The murals were painted by a Vermont native of Bellows Falls named Stephen Belaski.  The oil on canvas paintings each share the same theme of freedom & unity: Ethan Allen (the leader of the Green Mountain Boys during the American Revolution…..NOT the furniture store),  an assembly of mountain fighters, the flogging of a NY land-grabber by Vermont landowners, the freeing of the first slave in Vermont, and Benedict Arnold aboard his ship on Lake Champlain.

Oil painting of freeing the first slave

History

Painted in 1937, these murals — part of an artistic movement inspired during the 1920s and ‘30s — are one project of the more than 200,000 artworks commissioned during the Depression years as part of President Franklin D. Roosevelt’s New Deal. New Dealers believed art should be accessible to all and, according to wpamurals.com, “certain visionary U.S. politicians decided to combine the creativity of the new arts movement with the values of the American people.”

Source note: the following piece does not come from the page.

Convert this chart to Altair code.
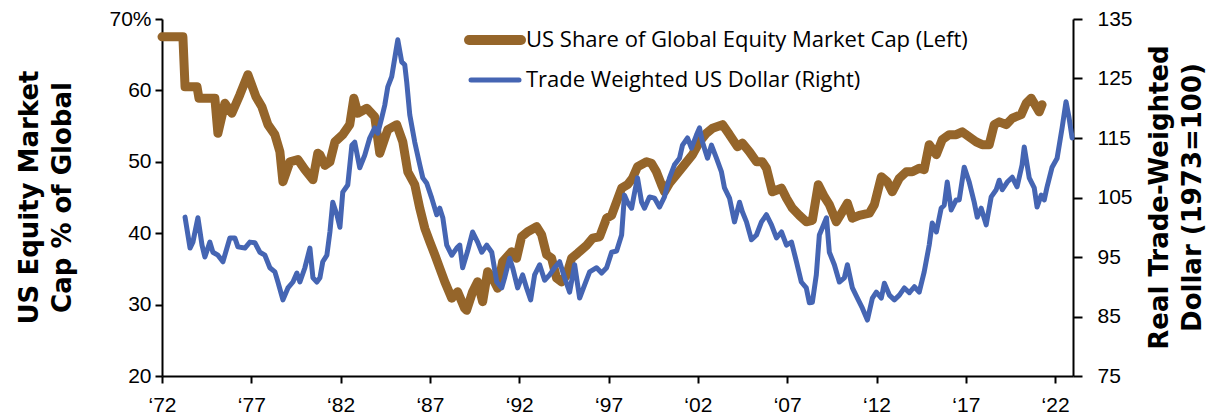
import altair as alt
import pandas as pd

# ---------------- data ----------------
share_year = [1972.00, 1973.17, 1973.29, 1973.96, 1974.07, 1974.96, 1975.13, 1975.52, 1975.91, 1976.36,
              1976.81, 1977.26, 1977.59, 1977.93, 1978.32, 1978.60, 1978.77, 1979.16, 1979.61, 1980.00,
              1980.45, 1980.72, 1980.84, 1981.12, 1981.40, 1981.68, 1982.12, 1982.51, 1982.74, 1982.96,
              1983.47, 1983.91, 1984.19, 1984.64, 1985.14, 1985.48, 1985.76, 1986.15, 1986.43, 1986.71,
              1986.99, 1987.27, 1987.55, 1987.83, 1988.22, 1988.55, 1988.94, 1989.05, 1989.39, 1989.67,
              1989.95, 1990.23, 1990.51, 1990.79, 1991.07, 1991.57, 1991.85, 1992.13, 1992.47, 1992.97,
              1993.25, 1993.53, 1993.81, 1994.09, 1994.37, 1994.65, 1994.93, 1995.27, 1995.77, 1996.11,
              1996.50, 1996.89, 1997.17, 1997.45, 1997.73, 1998.06, 1998.34, 1998.62, 1999.13, 1999.40,
              1999.68, 1999.96, 2000.13, 2000.41, 2000.80, 2001.25, 2001.70, 2002.09, 2002.48, 2002.82,
              2003.38, 2003.77, 2004.22, 2004.49, 2004.89, 2005.28, 2005.61, 2005.84, 2006.17, 2006.68,
              2006.96, 2007.29, 2007.68, 2008.07, 2008.41, 2008.74, 2009.08, 2009.36, 2009.75, 2010.09,
              2010.37, 2010.65, 2011.04, 2011.60, 2011.88, 2012.27, 2012.60, 2012.88, 2013.28, 2013.67,
              2014.00, 2014.39, 2014.67, 2014.95, 2015.35, 2015.68, 2016.07, 2016.46, 2016.80, 2017.19,
              2017.58, 2017.92, 2018.31, 2018.59, 2018.87, 2019.26, 2019.60, 2020.10, 2020.38, 2020.66,
              2020.94, 2021.11, 2021.27]
share_pct = [67.5, 67.5, 60.5, 60.5, 58.9, 58.9, 54.0, 58.2, 56.8, 59.4,
             62.2, 59.1, 57.7, 55.2, 53.8, 51.4, 47.2, 50.0, 50.3, 48.9,
             47.5, 51.2, 51.0, 49.5, 50.0, 52.8, 53.8, 55.2, 58.9, 56.8,
             57.5, 56.3, 51.2, 54.5, 55.2, 52.8, 48.6, 46.8, 43.5, 40.7,
             38.8, 37.0, 35.1, 33.2, 30.9, 31.8, 29.5, 29.2, 31.8, 33.2,
             30.4, 34.6, 33.7, 32.3, 36.0, 37.4, 36.5, 39.5, 40.2, 40.9,
             39.8, 37.0, 36.5, 33.7, 33.2, 34.1, 36.5, 37.2, 38.3, 39.3,
             39.5, 42.1, 42.5, 44.4, 46.3, 46.8, 47.7, 49.3, 50.0, 49.8,
             48.6, 46.8, 45.8, 47.0, 48.2, 49.6, 51.0, 52.8, 54.0, 54.7,
             55.2, 53.8, 52.1, 52.6, 51.4, 50.0, 50.0, 49.1, 45.8, 46.3,
             44.9, 43.5, 42.5, 41.6, 41.8, 46.8, 45.1, 44.0, 41.6, 43.0,
             44.2, 42.1, 42.5, 42.8, 44.0, 47.9, 47.2, 45.8, 47.7, 48.6,
             48.6, 49.1, 48.9, 52.4, 51.0, 53.1, 53.8, 53.8, 54.2, 53.5,
             52.8, 52.4, 52.4, 55.2, 55.6, 55.2, 56.1, 56.6, 58.2, 58.9,
             57.7, 57.0, 58.0]

usd_year = [1973.29, 1973.57, 1973.73, 1974.01, 1974.24, 1974.40, 1974.68, 1974.85, 1975.13, 1975.41,
            1975.80, 1976.08, 1976.25, 1976.64, 1976.92, 1977.20, 1977.48, 1977.76, 1978.04, 1978.32,
            1978.49, 1978.77, 1979.05, 1979.33, 1979.55, 1979.72, 1980.00, 1980.28, 1980.45, 1980.67,
            1980.84, 1981.00, 1981.23, 1981.40, 1981.56, 1981.79, 1981.96, 1982.12, 1982.40, 1982.63,
            1982.79, 1983.07, 1983.35, 1983.63, 1983.91, 1984.08, 1984.30, 1984.47, 1984.64, 1984.86,
            1985.09, 1985.20, 1985.42, 1985.59, 1985.70, 1985.87, 1986.15, 1986.43, 1986.60, 1986.82,
            1987.10, 1987.38, 1987.55, 1987.72, 1987.94, 1988.22, 1988.50, 1988.67, 1988.83, 1989.11,
            1989.39, 1989.67, 1989.90, 1990.18, 1990.46, 1990.74, 1991.02, 1991.18, 1991.46, 1991.63,
            1991.91, 1992.19, 1992.41, 1992.64, 1992.86, 1993.14, 1993.42, 1993.70, 1993.98, 1994.26,
            1994.54, 1994.82, 1995.10, 1995.38, 1995.66, 1995.94, 1996.33, 1996.61, 1996.89, 1997.17,
            1997.45, 1997.73, 1997.89, 1998.06, 1998.29, 1998.46, 1998.62, 1998.85, 1999.01, 1999.29,
            1999.57, 1999.85, 2000.13, 2000.41, 2000.69, 2000.97, 2001.14, 2001.42, 2001.64, 2001.92,
            2002.09, 2002.26, 2002.54, 2002.76, 2003.04, 2003.32, 2003.49, 2003.77, 2004.05, 2004.33,
            2004.49, 2004.72, 2005.00, 2005.28, 2005.56, 2005.84, 2006.12, 2006.40, 2006.68, 2006.96,
            2007.24, 2007.52, 2007.79, 2008.07, 2008.24, 2008.41, 2008.63, 2008.80, 2008.97, 2009.20,
            2009.36, 2009.64, 2009.92, 2010.20, 2010.37, 2010.65, 2010.93, 2011.21, 2011.49, 2011.77,
            2011.99, 2012.27, 2012.44, 2012.72, 2013.00, 2013.28, 2013.56, 2013.84, 2014.12, 2014.39,
            2014.67, 2014.95, 2015.12, 2015.35, 2015.62, 2015.79, 2015.96, 2016.18, 2016.46, 2016.63,
            2016.91, 2017.19, 2017.47, 2017.64, 2017.86, 2018.14, 2018.42, 2018.70, 2018.87, 2019.04,
            2019.32, 2019.60, 2019.87, 2020.15, 2020.27, 2020.55, 2020.83, 2020.99, 2021.22, 2021.39,
            2021.55, 2021.83, 2022.11, 2022.39, 2022.61, 2022.78, 2022.95]
usd_index = [101.7, 96.5, 97.5, 101.6, 97.0, 95.0, 97.5, 95.8, 95.3, 94.2,
             98.2, 98.2, 96.7, 96.5, 97.5, 97.4, 95.8, 95.3, 93.2, 92.5,
             90.8, 87.8, 89.8, 90.8, 92.3, 90.8, 93.2, 96.5, 91.5, 90.8,
             91.5, 94.2, 95.3, 99.2, 104.2, 102.1, 100.0, 105.9, 107.1, 113.8,
             114.3, 110.0, 112.1, 115.0, 116.7, 115.8, 118.4, 120.5, 123.6, 125.3,
             129.5, 131.5, 127.8, 127.3, 124.4, 118.9, 114.3, 110.5, 108.3, 107.4,
             104.9, 102.1, 103.2, 101.6, 97.0, 95.3, 96.5, 97.0, 93.2, 96.0,
             99.2, 97.5, 95.8, 97.0, 95.8, 90.8, 89.8, 91.5, 94.8, 93.2,
             89.8, 92.0, 89.8, 87.8, 92.0, 93.7, 91.1, 92.0, 93.2, 94.2,
             91.5, 89.1, 93.7, 88.1, 90.3, 92.5, 93.2, 92.3, 93.2, 95.8,
             96.0, 98.7, 105.4, 104.2, 103.2, 105.9, 108.3, 104.2, 103.2, 105.1,
             104.9, 103.4, 105.1, 108.3, 110.5, 111.6, 113.8, 115.0, 113.3, 115.5,
             116.7, 114.3, 111.6, 113.8, 111.6, 109.3, 106.6, 104.9, 100.9, 104.2,
             102.6, 100.9, 97.9, 98.7, 100.9, 102.1, 100.4, 98.2, 99.2, 97.0,
             97.5, 94.2, 90.8, 89.8, 87.3, 87.4, 92.0, 98.7, 99.9, 101.6,
             95.8, 93.7, 90.8, 91.5, 93.7, 89.8, 88.1, 86.4, 84.4, 88.1,
             89.1, 88.1, 90.6, 88.6, 87.8, 88.6, 89.8, 89.0, 90.0, 89.1,
             92.5, 97.0, 100.7, 99.2, 103.2, 103.7, 107.6, 102.9, 104.6, 104.6,
             110.1, 107.6, 104.2, 101.7, 103.2, 100.4, 105.1, 106.3, 107.9, 106.3,
             107.6, 108.4, 106.8, 110.5, 113.5, 108.3, 106.6, 103.4, 105.4, 104.6,
             106.8, 110.1, 111.6, 116.7, 121.1, 118.4, 115.0]

x_ticks = [1972, 1977, 1982, 1987, 1992, 1997, 2002, 2007, 2012, 2017, 2022]
x_labels = ["‘72", "‘77", "‘82", "‘87", "‘92", "‘97", "‘02", "‘07", "‘12", "‘17", "‘22"]
left_ticks = [20, 30, 40, 50, 60, 70]
right_ticks = [75, 85, 95, 105, 115, 125, 135]
legend_labels = ["US Share of Global Equity Market Cap (Left)", "Trade Weighted US Dollar (Right)"]
left_title = ["US Equity Market", "Cap % of Global"]
right_title = ["Real Trade-Weighted", "Dollar (1973=100)"]

BROWN = "#95652A"
BLUE = "#4565B3"
TICK_FONT = "Liberation Sans"
TITLE_FONT = "DejaVu Sans"
LEGEND_FONT = "Open Sans"

share_df = pd.DataFrame({"year": share_year, "share": share_pct})
usd_df = pd.DataFrame({"year": usd_year, "usd": usd_index})

x_label_expr = " : ".join(f"datum.value == {t} ? '{l}'" for t, l in zip(x_ticks, x_labels)) + " : ''"

x_enc = alt.X(
    "year:Q",
    scale=alt.Scale(domain=[1972, 2023], nice=False, zero=False),
    axis=alt.Axis(values=x_ticks, labelExpr=x_label_expr, title=None,
                  tickSize=7, labelPadding=11, labelFlush=False, labelOverlap=False),
)

share_line = alt.Chart(share_df).mark_line(
    color=BROWN, strokeWidth=9, strokeCap="round", strokeJoin="round"
).encode(
    x=x_enc,
    y=alt.Y(
        "share:Q",
        scale=alt.Scale(domain=[20, 70], nice=False, zero=False),
        axis=alt.Axis(orient="left", values=left_ticks,
                      labelExpr="datum.value == 70 ? '70%' : datum.label",
                      title=left_title, titleAngle=270, titleBaseline="top",
                      titleAlign="center", titleX=-146, titleY=178,
                      titleFont=TITLE_FONT, titleFontWeight="bold", titleFontSize=26,
                      titleLineHeight=33,
                      tickSize=7, labelPadding=4),
    ),
)

usd_line = alt.Chart(usd_df).mark_line(
    color=BLUE, strokeWidth=5, strokeCap="round", strokeJoin="round"
).encode(
    x=x_enc,
    y=alt.Y(
        "usd:Q",
        scale=alt.Scale(domain=[75, 135], nice=False, zero=False),
        axis=alt.Axis(orient="right", values=right_ticks,
                      title=right_title, titleAngle=270, titleBaseline="top",
                      titleAlign="center", titleX=73, titleY=178,
                      titleFont=TITLE_FONT, titleFontWeight="bold", titleFontSize=26,
                      titleLineHeight=33,
                      tickSize=9, labelPadding=15),
    ),
)

leg1 = pd.DataFrame({"label": [legend_labels[0]]})
leg2 = pd.DataFrame({"label": [legend_labels[1]]})

leg_rule1 = alt.Chart(leg1).mark_rule(color=BROWN, strokeWidth=10, strokeCap="round").encode(
    x=alt.value(307), x2=alt.value(359), y=alt.value(21))
leg_rule2 = alt.Chart(leg2).mark_rule(color=BLUE, strokeWidth=5, strokeCap="round").encode(
    x=alt.value(309), x2=alt.value(357), y=alt.value(61))
leg_text1 = alt.Chart(leg1).mark_text(align="left", baseline="middle", font=LEGEND_FONT,
                                      fontSize=22, color="black").encode(
    x=alt.value(364), y=alt.value(21), text="label:N")
leg_text2 = alt.Chart(leg2).mark_text(align="left", baseline="middle", font=LEGEND_FONT,
                                      fontSize=22, color="black").encode(
    x=alt.value(364), y=alt.value(61), text="label:N")

chart = alt.layer(
    share_line, usd_line, leg_rule1, leg_rule2, leg_text1, leg_text2
).resolve_scale(
    y="independent"
).properties(
    width=911, height=357,
    autosize=alt.AutoSizeParams(type="none"),
    padding={"left": 154, "top": 11, "right": 137, "bottom": 38},
).configure_view(
    stroke=None
).configure_axis(
    grid=False, domainColor="black", domainWidth=2, tickColor="black", tickWidth=2,
    labelColor="black", titleColor="black", labelFont=TICK_FONT, labelFontSize=21,
)

chart.save("out.html", embed_options={"renderer": "svg", "actions": False})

Green mountain boys painting

This sounds beneficial to our current times.  Since we are entering an economic period of uncertainty, I would be delighted to see a similar program employing artists while uplifting spirits along the way.   Murals like the ones proudly displayed in our former post office are a “reminder of a time in our country’s history when dreams were not allowed to be destroyed by economic disaster.”